I'm trying to write a proxy server for logging and shaping traffic from sites hosted on an IIS farm. The hosting guidelines say:
Add or configure your proxy server to allow requests from the web servers to internet resources. Be sure that you log requests from the web servers. ·
Only allow the web server to make proxy requests to the internet, not to the internal network. So, if the destination of the request is the internet, it should be allowed to go through proxy. But if the application is trying to request a resource or server on the internal network, it should be prevented.
I'm using FiddlerCore (the library that drives Fiddler) which lets me inspect requests before they are sent, and again once the response headers are returned (at which point I have the host IP).

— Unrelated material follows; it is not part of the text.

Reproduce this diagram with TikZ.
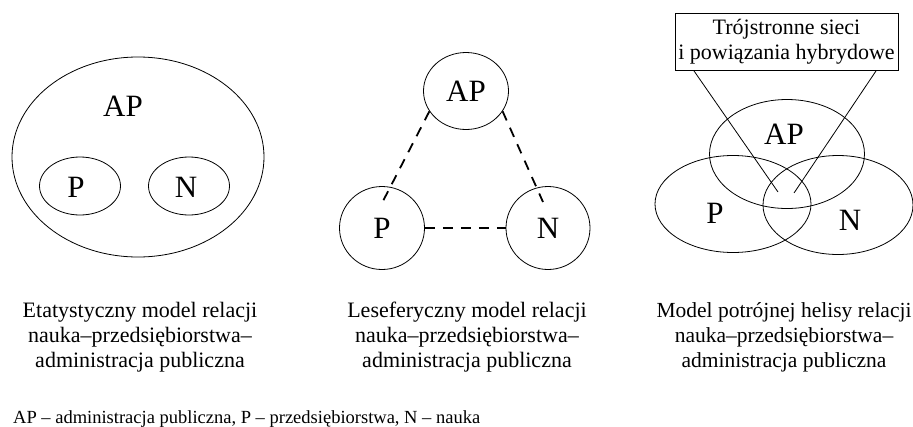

What can I do to determine if a request is being made locally or to the internet? Currently I'm blacklisting known internal IPs, but it doesn't seem right.
What's wrong with blacklisting internal IPs? Typically you'd just consider all the RFC 1918 non-routable networks to be internal (10.0.0.0/8, 172.16.0.0/12, 192.168.0.0/16) and call it good. If you're actually publicly routable across the board, well, then the same applies but add your publicly routable network(s) to the list. Am I missing something?
The HTTP RFC specified that the client must specify the host header. Thus, determine if the host is local or internet by inspecting the host header.
If you have clients violating that (no host specified) you have the right to drop/deny them with 400 (Bad Request). (Better test if there are ones that do not follow protocol)
The problem, generally, is deciding what addresses are "internal" and which are external. RFC1918 is one mechanism by which you can do that, but IE uses a different strategy; see http://msdn.microsoft.com/en-us/library/bb250483(v=vs.85).aspx for more on how IE does it.